## Problem description
Everything from the first line of the data below through the line that contains "const rightTailValues = [4, 0];" should be written out exactly, please, and nothing more; the pictures stay out.

>>>

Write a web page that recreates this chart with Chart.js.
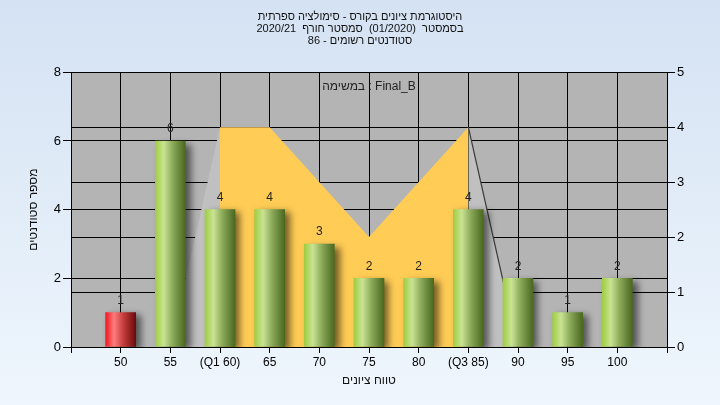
<!DOCTYPE html>
<html>
<head>
<meta charset="utf-8">
<script src="https://cdn.jsdelivr.net/npm/chart.js@4"></script>
<style>
    html, body { margin: 0; padding: 0; background: #e4eef9; }
    #wrap { width: 720px; height: 405px; }
</style>
</head>
<body>
<div id="wrap"><canvas id="mainChart" width="720" height="405"></canvas></div>
<script>
/**
 * Grade histogram - bars with quartile band behind them
 */

// score buckets and their tick labels
const scores = [50, 55, 60, 65, 70, 75, 80, 85, 90, 95, 100];
const scoreLabels = ['50', '55', '(Q1 60)', '65', '70', '75', '80', '(Q3 85)', '90', '95', '100'];

// number of students per bucket (left axis)
const studentCounts = [1, 6, 4, 4, 3, 2, 2, 4, 2, 1, 2];

// yellow band between Q1 and Q3 (right axis)
const bandScores = [60, 65, 75, 85];
const bandValues = [4, 4, 2, 4];

// light tails on both sides of the band (right axis)
const leftTailScores = [55, 60];
const leftTailValues = [0, 4];
const rightTailScores = [85, 90];
const rightTailValues = [4, 0];

const titleLines = [
    'היסטוגרמת ציונים בקורס - סימולציה ספרתית',
    'בסמסטר  (01/2020)  סמסטר חורף  2020/21',
    'סטודנטים רשומים - 86'
];
const taskCaption = 'במשימה : Final_B';
const xTitle = 'טווח ציונים';
const yTitle = 'מספר סטודנטים';

const FONT = "'Liberation Sans', Arial, sans-serif";

function barFill(context) {
    const chart = context.chart;
    if (!chart.chartArea || context.type !== 'data') return '#9c4';
    const x = chart.scales.x.getPixelForValue(context.raw.x);
    const g = chart.ctx.createLinearGradient(x - 15, 0, x + 15, 0);
    if (context.dataIndex === 0) {
        g.addColorStop(0, '#ee1a20');
        g.addColorStop(0.28, '#ff7c7c');
        g.addColorStop(0.6, '#c23a3a');
        g.addColorStop(1, '#6a0b0b');
    } else {
        g.addColorStop(0, '#9fcd42');
        g.addColorStop(0.28, '#c9e393');
        g.addColorStop(0.6, '#87a656');
        g.addColorStop(1, '#4a681f');
    }
    return g;
}

function toPoints(xs, ys) {
    return ys.map((v, i) => ({ x: xs[i], y: v }));
}

const backgroundPlugin = {
    id: 'background',
    beforeDraw(chart) {
        const { ctx, width, height, chartArea } = chart;
        ctx.save();
        const g = ctx.createLinearGradient(0, 0, 0, height);
        g.addColorStop(0, '#d4e2f3');
        g.addColorStop(1, '#eff6fd');
        ctx.fillStyle = g;
        ctx.fillRect(0, 0, width, height);
        ctx.fillStyle = '#b4b4b4';
        ctx.fillRect(chartArea.left, chartArea.top,
            chartArea.right - chartArea.left, chartArea.bottom - chartArea.top);
        ctx.restore();
    }
};

// soft drop shadow under the bars
const shadowPlugin = {
    id: 'barShadow',
    beforeDatasetDraw(chart, args) {
        if (args.index !== 0) return;
        const ctx = chart.ctx;
        ctx.save();
        ctx.shadowColor = 'rgba(0, 0, 0, 0.55)';
        ctx.shadowBlur = 7;
        ctx.shadowOffsetX = 5;
        ctx.shadowOffsetY = 3;
    },
    afterDatasetDraw(chart, args) {
        if (args.index !== 0) return;
        chart.ctx.restore();
    }
};

// value on top of each bar + task caption inside the plot
const labelsPlugin = {
    id: 'valueLabels',
    afterDatasetsDraw(chart) {
        const ctx = chart.ctx;
        const meta = chart.getDatasetMeta(0);
        ctx.save();
        ctx.font = '12px ' + FONT;
        ctx.fillStyle = '#222';
        ctx.textAlign = 'center';
        ctx.textBaseline = 'middle';
        meta.data.forEach((bar, i) => {
            ctx.fillText(String(studentCounts[i]), bar.x, bar.y - 12);
        });
        const area = chart.chartArea;
        ctx.fillText(taskCaption, (area.left + area.right) / 2, area.top + 14);
        ctx.restore();
    }
};

const ctx = document.getElementById('mainChart').getContext('2d');

new Chart(ctx, {
    type: 'bar',
    data: {
        datasets: [
            {
                type: 'bar',
                data: toPoints(scores, studentCounts),
                yAxisID: 'y',
                backgroundColor: barFill,
                borderWidth: 0,
                barThickness: 30,
                order: 0
            },
            {
                type: 'line',
                data: toPoints(bandScores, bandValues),
                yAxisID: 'y1',
                backgroundColor: '#ffcc55',
                borderWidth: 0,
                pointRadius: 0,
                fill: 'origin',
                tension: 0,
                order: 1
            },
            {
                type: 'line',
                data: toPoints(leftTailScores, leftTailValues),
                yAxisID: 'y1',
                backgroundColor: '#c0c0c0',
                borderWidth: 0,
                pointRadius: 0,
                fill: 'origin',
                tension: 0,
                order: 2
            },
            {
                type: 'line',
                data: toPoints(rightTailScores, rightTailValues),
                yAxisID: 'y1',
                backgroundColor: '#c0c0c0',
                borderColor: '#3a3a3a',
                borderWidth: 1.2,
                pointRadius: 0,
                fill: 'origin',
                tension: 0,
                order: 2
            }
        ]
    },
    options: {
        responsive: false,
        animation: false,
        devicePixelRatio: 1,
        layout: { padding: 0 },
        plugins: {
            legend: { display: false },
            tooltip: { enabled: false },
            title: {
                display: true,
                text: titleLines,
                color: '#111',
                font: { family: FONT, size: 11, weight: 'normal', lineHeight: 1.1 },
                padding: { top: 11, bottom: 25 }
            }
        },
        scales: {
            x: {
                type: 'linear',
                min: 45,
                max: 105,
                offset: false,
                afterFit: s => { s.height = 58; },
                ticks: {
                    stepSize: 5,
                    autoSkip: false,
                    maxRotation: 0,
                    padding: 2,
                    color: '#000',
                    font: { family: FONT, size: 12 },
                    callback: v => {
                        const i = scores.indexOf(v);
                        return i >= 0 ? scoreLabels[i] : '';
                    }
                },
                grid: { color: '#000', tickLength: 6, offset: false },
                border: { color: '#000' },
                title: {
                    display: true,
                    text: xTitle,
                    color: '#111',
                    font: { family: FONT, size: 12 },
                    padding: { top: 0, bottom: 17 }
                }
            },
            y: {
                position: 'left',
                min: 0,
                max: 8,
                afterFit: s => { s.width = 71; },
                ticks: {
                    stepSize: 2,
                    padding: 2,
                    color: '#000',
                    font: { family: FONT, size: 13 }
                },
                grid: { color: '#000', tickLength: 8 },
                border: { color: '#000' },
                title: {
                    display: true,
                    text: yTitle,
                    color: '#111',
                    font: { family: FONT, size: 12 },
                    padding: { top: 26, bottom: 0 }
                }
            },
            y1: {
                position: 'right',
                min: 0,
                max: 5,
                afterFit: s => { s.width = 53; },
                ticks: {
                    stepSize: 1,
                    padding: 2,
                    color: '#000',
                    font: { family: FONT, size: 13 }
                },
                grid: { color: '#000', tickLength: 8 },
                border: { color: '#000' }
            }
        }
    },
    plugins: [backgroundPlugin, shadowPlugin, labelsPlugin]
});
</script>
</body>
</html>
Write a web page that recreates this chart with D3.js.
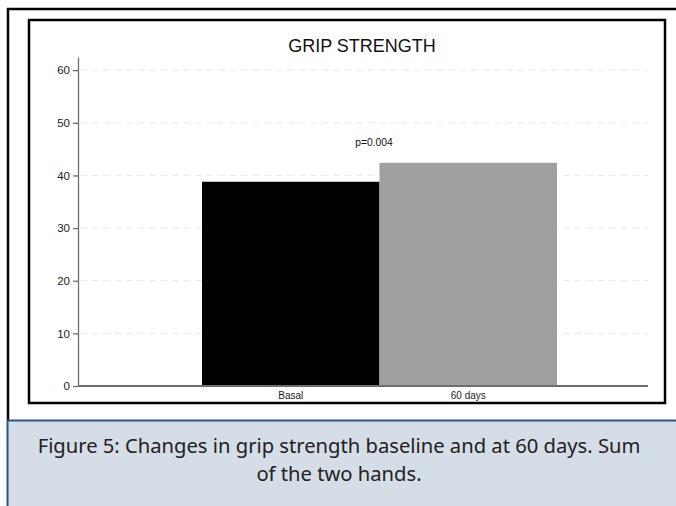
<!DOCTYPE html>
<html>
<head>
<meta charset="utf-8">
<script src="https://cdn.jsdelivr.net/npm/d3@7"></script>
<style>
  html, body { margin: 0; padding: 0; background: #fff; }
  svg { display: block; }
</style>
</head>
<body>
<svg id="chart" width="676" height="506"></svg>
<script>
// ---- data ----
const categories = ["Basal", "60 days"];
const values = [38.8, 42.4];
const barColors = ["#000000", "#a0a0a0"];
const yTicks = [0, 10, 20, 30, 40, 50, 60];
const title = "GRIP STRENGTH";
const pLabel = "p=0.004";
const captionLines = [
  "Figure 5: Changes in grip strength baseline and at 60 days. Sum",
  "of the two hands."
];

const svg = d3.select("#chart");
const font = "Liberation Sans, Arial, sans-serif";

// outer page frame
svg.append("rect").attr("x", 0).attr("y", 0).attr("width", 676).attr("height", 506).attr("fill", "#fff");
svg.append("line").attr("x1", 7).attr("x2", 676).attr("y1", 9).attr("y2", 9)
  .attr("stroke", "#000").attr("stroke-width", 2.5);
svg.append("line").attr("x1", 8).attr("x2", 8).attr("y1", 8).attr("y2", 420)
  .attr("stroke", "#000").attr("stroke-width", 2.5);

// caption box
svg.append("rect").attr("x", 7).attr("y", 420).attr("width", 669).attr("height", 86)
  .attr("fill", "#d5dde6");
svg.append("line").attr("x1", 7).attr("x2", 676).attr("y1", 420.5).attr("y2", 420.5)
  .attr("stroke", "#2a5585").attr("stroke-width", 2);
svg.append("line").attr("x1", 7.5).attr("x2", 7.5).attr("y1", 420).attr("y2", 506)
  .attr("stroke", "#2a5585").attr("stroke-width", 2);
captionLines.forEach((t, i) => {
  svg.append("text").attr("x", 339).attr("y", 453 + i * 28)
    .attr("text-anchor", "middle")
    .attr("font-family", "'Noto Sans', 'Open Sans', sans-serif")
    .attr("font-size", 20.2).attr("fill", "#222").text(t);
});

// inner chart frame
svg.append("rect").attr("x", 29).attr("y", 20).attr("width", 636).attr("height", 383)
  .attr("fill", "#fff").attr("stroke", "#000").attr("stroke-width", 2.5);

// scales
const y = d3.scaleLinear().domain([0, 62.5]).range([386, 57]);
const x = d3.scaleBand().domain(categories).range([202, 557]).padding(0);
const plotLeft = 78, plotRight = 648;

// gridlines
svg.append("g").selectAll("line").data(yTicks.filter(d => d > 0)).join("line")
  .attr("x1", plotLeft + 2).attr("x2", plotRight)
  .attr("y1", d => y(d)).attr("y2", d => y(d))
  .attr("stroke", "#ededed").attr("stroke-width", 1.3).attr("stroke-dasharray", "7,4.5");

// bars
svg.append("g").selectAll("rect").data(categories).join("rect")
  .attr("x", d => x(d)).attr("width", x.bandwidth())
  .attr("y", (d, i) => y(values[i])).attr("height", (d, i) => y(0) - y(values[i]))
  .attr("fill", (d, i) => barColors[i]);

// y axis
const yAxis = d3.axisLeft(y).tickValues(yTicks).tickSize(5).tickSizeOuter(0).tickPadding(3);
const gy = svg.append("g").attr("transform", `translate(${plotLeft},0)`).call(yAxis);
gy.select(".domain").attr("stroke", "#6e6e6e").attr("stroke-width", 1.3);
gy.selectAll(".tick line").attr("stroke", "#6e6e6e").attr("stroke-width", 1.3);
gy.selectAll(".tick text").attr("font-family", font).attr("font-size", 11.5).attr("fill", "#222");

// x axis
svg.append("line").attr("x1", plotLeft).attr("x2", plotRight).attr("y1", y(0)).attr("y2", y(0))
  .attr("stroke", "#6e6e6e").attr("stroke-width", 1.8);
const xAxis = d3.axisBottom(x).tickSize(0).tickPadding(6);
const gx = svg.append("g").attr("transform", `translate(0,${y(0)})`).call(xAxis);
gx.select(".domain").remove();
gx.selectAll(".tick text").attr("font-family", font).attr("font-size", 10).attr("fill", "#222");

// title
svg.append("text").attr("x", 362).attr("y", 52).attr("text-anchor", "middle")
  .attr("font-family", font).attr("font-size", 18).attr("fill", "#111").text(title);

// p value
svg.append("text").attr("x", 374).attr("y", 146).attr("text-anchor", "middle")
  .attr("font-family", font).attr("font-size", 10.3).attr("fill", "#111").text(pLabel);
</script>
</body>
</html>
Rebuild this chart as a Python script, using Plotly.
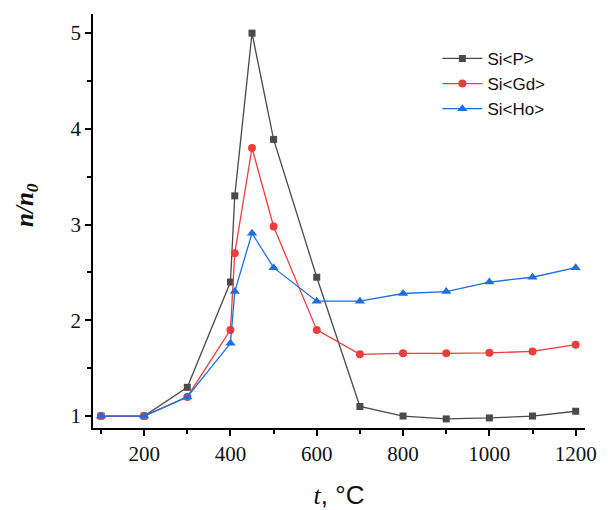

<<<

## Response
Write a web page that recreates this chart with Chart.js.
<!DOCTYPE html>
<html>
<head>
<meta charset="utf-8">
<script src="https://cdn.jsdelivr.net/npm/chart.js@4"></script>
<style>
    html, body { margin: 0; padding: 0; background: #e4eef9; }
    #wrap { width: 720px; height: 405px; }
</style>
</head>
<body>
<div id="wrap"><canvas id="mainChart" width="720" height="405"></canvas></div>
<script>
/**
 * Grade histogram - bars with quartile band behind them
 */

// score buckets and their tick labels
const scores = [50, 55, 60, 65, 70, 75, 80, 85, 90, 95, 100];
const scoreLabels = ['50', '55', '(Q1 60)', '65', '70', '75', '80', '(Q3 85)', '90', '95', '100'];

// number of students per bucket (left axis)
const studentCounts = [1, 6, 4, 4, 3, 2, 2, 4, 2, 1, 2];

// yellow band between Q1 and Q3 (right axis)
const bandScores = [60, 65, 75, 85];
const bandValues = [4, 4, 2, 4];

// light tails on both sides of the band (right axis)
const leftTailScores = [55, 60];
const leftTailValues = [0, 4];
const rightTailScores = [85, 90];
const rightTailValues = [4, 0];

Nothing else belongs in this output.